Sur la violation de l'article 13 du protocole

60.
    La requérante soutient que, dès lors que les interprètes de conférence indépendants ne relèvent pas du RAA, le Parlement ne peut les assujettir à l'impôt communautaire, sans empiéter sur les compétences conférées au Conseil par l'article 13 du protocole.

61.
    Le Tribunal considère que, puisque les interprètes de conférence recrutés par le Parlement en qualité d'interprètes auxiliaires de session sont à considérer comme des agents auxiliaires au sens du titre III du RAA, le moyen ne peut qu'être écarté comme fondé sur une prémisse erronée.

62.
    Il découle de ce qui précède que le recours doit être rejeté comme non fondé, sans qu'il soit, dès lors, nécessaire d'examiner les deuxième et troisième exceptions d'irrecevabilité soulevées par le Parlement.

Sur les dépens

63.
    Aux termes de l'article 87, paragraphe 2, du règlement de procédure, toute partie qui succombe est condamnée aux dépens s'il est conclu en ce sens. Toutefois, selon

l'article 88 du même règlement, dans les litiges entre les Communautés et leurs agents, les frais exposés par les institutions restent à la charge de celles-ci.

64.
    Eu égard à la complexité du cadre juridique du présent litige, il y a lieu de rejeter la demande présentée par le Parlement, sur le fondement de l'article 87, paragraphe 3, deuxième alinéa, du règlement de procédure, et tendant à la condamnation de la requérante à lui rembourser les frais vexatoires qu'elle lui aurait fait exposer.
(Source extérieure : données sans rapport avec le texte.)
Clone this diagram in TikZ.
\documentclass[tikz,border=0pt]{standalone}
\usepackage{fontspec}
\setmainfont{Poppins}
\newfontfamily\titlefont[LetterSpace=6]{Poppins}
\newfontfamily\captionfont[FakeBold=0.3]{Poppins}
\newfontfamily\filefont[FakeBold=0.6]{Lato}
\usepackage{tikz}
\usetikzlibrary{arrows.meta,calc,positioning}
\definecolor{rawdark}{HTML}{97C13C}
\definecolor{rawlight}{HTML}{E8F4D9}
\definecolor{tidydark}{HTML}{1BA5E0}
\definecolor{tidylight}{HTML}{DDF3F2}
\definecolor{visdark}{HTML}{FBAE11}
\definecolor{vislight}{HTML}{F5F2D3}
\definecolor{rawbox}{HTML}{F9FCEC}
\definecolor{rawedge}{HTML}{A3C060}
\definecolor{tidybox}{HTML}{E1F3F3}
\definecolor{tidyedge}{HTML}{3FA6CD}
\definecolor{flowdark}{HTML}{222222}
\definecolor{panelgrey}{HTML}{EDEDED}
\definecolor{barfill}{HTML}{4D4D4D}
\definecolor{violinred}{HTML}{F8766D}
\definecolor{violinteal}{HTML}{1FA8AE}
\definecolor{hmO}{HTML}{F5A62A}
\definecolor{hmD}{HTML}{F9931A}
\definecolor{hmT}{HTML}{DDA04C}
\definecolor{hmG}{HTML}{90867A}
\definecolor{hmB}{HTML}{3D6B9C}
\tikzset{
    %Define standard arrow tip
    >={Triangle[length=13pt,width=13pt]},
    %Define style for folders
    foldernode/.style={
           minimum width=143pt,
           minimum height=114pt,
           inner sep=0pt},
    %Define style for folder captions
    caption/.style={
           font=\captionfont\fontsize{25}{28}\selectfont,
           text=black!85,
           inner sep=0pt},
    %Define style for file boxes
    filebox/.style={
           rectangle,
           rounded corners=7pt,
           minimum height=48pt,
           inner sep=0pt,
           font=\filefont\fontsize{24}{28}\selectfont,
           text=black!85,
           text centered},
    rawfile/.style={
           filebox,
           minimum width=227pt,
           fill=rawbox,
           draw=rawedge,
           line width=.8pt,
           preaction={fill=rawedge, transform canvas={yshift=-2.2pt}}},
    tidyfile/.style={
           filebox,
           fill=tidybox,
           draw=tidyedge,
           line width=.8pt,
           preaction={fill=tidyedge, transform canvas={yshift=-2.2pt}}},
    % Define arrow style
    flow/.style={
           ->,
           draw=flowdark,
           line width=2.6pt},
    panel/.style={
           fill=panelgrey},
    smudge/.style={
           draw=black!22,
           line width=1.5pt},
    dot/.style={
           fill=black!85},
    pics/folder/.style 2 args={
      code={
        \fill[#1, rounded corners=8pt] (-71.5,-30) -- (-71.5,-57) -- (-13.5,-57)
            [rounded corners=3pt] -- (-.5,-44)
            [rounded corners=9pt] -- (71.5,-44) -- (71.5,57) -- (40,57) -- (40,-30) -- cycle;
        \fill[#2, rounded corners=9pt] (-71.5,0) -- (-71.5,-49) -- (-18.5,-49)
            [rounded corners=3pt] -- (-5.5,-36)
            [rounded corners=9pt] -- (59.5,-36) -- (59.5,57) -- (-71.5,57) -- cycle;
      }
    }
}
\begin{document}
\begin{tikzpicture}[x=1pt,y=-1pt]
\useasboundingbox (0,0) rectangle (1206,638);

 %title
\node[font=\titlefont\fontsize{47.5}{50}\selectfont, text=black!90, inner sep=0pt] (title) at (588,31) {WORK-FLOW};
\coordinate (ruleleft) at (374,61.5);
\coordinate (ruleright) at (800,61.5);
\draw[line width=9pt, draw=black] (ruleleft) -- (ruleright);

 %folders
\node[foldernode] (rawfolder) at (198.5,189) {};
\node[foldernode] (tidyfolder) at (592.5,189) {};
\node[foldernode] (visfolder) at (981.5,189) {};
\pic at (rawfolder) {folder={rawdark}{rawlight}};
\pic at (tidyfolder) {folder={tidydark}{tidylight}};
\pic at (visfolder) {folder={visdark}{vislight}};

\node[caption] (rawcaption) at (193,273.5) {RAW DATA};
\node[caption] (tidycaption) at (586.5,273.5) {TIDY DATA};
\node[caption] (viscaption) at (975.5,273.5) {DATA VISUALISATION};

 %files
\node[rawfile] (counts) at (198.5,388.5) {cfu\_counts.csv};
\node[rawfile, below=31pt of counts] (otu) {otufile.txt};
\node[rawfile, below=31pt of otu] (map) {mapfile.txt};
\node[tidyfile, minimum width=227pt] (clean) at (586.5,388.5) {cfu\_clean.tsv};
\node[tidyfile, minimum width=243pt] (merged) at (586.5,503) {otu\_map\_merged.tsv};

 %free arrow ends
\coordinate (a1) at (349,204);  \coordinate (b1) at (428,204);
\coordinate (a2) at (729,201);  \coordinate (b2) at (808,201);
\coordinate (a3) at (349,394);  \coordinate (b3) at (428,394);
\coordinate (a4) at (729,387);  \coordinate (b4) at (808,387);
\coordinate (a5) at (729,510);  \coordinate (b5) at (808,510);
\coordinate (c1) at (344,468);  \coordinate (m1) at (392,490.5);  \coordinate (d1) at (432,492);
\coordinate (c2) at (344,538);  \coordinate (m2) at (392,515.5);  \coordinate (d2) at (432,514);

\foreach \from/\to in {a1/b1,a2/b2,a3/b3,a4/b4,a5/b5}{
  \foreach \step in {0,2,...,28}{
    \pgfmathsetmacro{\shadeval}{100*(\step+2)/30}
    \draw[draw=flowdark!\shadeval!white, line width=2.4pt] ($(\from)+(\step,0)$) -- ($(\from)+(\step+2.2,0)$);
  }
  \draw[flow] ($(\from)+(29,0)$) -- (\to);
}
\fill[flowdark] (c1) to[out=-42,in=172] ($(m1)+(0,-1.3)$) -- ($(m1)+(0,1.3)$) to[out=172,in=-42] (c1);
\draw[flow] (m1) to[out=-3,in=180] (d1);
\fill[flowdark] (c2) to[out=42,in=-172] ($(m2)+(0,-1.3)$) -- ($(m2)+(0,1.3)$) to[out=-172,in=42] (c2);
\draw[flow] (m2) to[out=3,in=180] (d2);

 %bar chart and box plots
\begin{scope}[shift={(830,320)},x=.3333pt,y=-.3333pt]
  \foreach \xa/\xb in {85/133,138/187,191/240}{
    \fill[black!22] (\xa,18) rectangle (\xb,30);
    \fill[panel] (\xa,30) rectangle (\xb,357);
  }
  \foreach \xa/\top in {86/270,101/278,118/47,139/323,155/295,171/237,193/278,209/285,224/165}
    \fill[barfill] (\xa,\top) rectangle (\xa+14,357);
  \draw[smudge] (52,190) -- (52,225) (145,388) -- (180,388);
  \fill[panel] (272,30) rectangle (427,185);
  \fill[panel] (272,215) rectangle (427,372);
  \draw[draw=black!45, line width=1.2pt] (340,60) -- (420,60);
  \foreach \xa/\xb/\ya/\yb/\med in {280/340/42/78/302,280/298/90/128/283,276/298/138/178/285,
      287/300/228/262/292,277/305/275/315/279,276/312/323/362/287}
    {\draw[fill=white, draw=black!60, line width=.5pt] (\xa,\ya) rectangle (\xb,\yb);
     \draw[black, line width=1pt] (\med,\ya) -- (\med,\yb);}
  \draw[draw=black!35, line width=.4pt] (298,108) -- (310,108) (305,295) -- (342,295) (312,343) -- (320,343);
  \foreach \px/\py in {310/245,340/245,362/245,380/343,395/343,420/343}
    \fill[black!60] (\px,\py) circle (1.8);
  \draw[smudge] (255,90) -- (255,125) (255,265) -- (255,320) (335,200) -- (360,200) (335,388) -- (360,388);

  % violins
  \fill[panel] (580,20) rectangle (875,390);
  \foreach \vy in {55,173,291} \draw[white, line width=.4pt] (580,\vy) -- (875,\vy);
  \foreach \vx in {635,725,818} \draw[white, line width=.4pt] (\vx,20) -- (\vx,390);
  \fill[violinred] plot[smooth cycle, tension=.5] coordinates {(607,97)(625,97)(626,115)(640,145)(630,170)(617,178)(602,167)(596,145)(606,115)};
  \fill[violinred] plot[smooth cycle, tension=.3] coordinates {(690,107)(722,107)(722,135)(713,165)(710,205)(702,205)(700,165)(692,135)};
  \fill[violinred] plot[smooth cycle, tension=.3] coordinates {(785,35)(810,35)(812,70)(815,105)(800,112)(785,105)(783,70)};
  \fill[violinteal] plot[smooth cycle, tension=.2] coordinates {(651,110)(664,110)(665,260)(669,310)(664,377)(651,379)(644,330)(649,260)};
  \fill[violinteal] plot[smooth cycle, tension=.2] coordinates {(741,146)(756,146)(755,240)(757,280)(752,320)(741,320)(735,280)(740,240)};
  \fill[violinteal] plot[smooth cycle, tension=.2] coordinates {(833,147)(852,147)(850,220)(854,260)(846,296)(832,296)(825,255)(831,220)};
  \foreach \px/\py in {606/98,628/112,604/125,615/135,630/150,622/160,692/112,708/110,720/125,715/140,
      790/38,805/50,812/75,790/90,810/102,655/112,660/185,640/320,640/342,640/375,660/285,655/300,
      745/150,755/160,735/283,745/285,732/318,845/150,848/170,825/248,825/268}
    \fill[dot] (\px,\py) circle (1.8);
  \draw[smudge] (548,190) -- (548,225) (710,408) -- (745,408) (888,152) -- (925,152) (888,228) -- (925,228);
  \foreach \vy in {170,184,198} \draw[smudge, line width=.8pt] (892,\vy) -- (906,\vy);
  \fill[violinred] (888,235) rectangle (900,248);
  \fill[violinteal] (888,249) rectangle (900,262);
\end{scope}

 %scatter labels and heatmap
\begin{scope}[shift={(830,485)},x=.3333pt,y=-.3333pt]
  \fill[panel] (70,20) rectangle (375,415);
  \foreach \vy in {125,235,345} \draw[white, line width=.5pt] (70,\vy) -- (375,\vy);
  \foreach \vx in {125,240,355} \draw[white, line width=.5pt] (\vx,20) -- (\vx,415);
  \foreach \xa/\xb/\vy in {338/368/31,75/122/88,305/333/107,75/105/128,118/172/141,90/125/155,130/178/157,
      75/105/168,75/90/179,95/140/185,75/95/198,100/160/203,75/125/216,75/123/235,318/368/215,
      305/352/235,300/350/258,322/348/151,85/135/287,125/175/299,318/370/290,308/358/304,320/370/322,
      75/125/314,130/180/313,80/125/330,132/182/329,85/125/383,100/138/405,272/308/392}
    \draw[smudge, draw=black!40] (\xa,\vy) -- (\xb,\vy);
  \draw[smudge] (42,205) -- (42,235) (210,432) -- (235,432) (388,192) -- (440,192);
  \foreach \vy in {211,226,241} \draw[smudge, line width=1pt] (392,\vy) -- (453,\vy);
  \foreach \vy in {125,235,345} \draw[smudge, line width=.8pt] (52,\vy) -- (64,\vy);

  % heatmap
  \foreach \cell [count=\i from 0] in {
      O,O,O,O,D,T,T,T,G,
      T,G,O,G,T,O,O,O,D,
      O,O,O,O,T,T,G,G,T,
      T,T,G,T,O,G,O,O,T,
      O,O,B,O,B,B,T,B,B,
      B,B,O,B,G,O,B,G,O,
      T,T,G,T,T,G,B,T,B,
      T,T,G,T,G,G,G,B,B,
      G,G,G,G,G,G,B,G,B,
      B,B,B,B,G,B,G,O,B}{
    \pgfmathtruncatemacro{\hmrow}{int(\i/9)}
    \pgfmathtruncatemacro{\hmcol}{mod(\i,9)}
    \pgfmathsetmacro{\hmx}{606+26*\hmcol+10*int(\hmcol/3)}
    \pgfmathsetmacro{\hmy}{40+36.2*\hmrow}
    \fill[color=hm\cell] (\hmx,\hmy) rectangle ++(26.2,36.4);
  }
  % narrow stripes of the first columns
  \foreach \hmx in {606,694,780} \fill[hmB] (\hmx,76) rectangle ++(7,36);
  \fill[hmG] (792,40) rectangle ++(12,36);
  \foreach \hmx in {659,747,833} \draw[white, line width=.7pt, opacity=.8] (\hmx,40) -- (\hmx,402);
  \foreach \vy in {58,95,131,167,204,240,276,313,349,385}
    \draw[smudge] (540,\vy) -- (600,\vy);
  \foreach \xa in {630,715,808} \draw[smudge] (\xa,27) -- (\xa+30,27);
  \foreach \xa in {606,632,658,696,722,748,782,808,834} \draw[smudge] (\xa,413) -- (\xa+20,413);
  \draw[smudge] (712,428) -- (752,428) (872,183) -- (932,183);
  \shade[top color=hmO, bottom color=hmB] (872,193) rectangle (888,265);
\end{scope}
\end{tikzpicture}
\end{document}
En conséquence, il convient de décider, en application de l'article 88 du règlement de procédure, que chacune des parties supportera ses propres dépens.

Par ces motifs,

LE TRIBUNAL (troisième chambre élargie)

déclare et arrête:

1)    Le recours est rejeté.

2)    Chaque partie supportera ses propres dépens.

Tiili
Briët
Lenaerts

Potocki Cooke

Ainsi prononcé en audience publique à Luxembourg, le 16 juillet 1998.

Le greffier

Le président

H. Jung

V. Tiili


1: Langue de procédure: le français.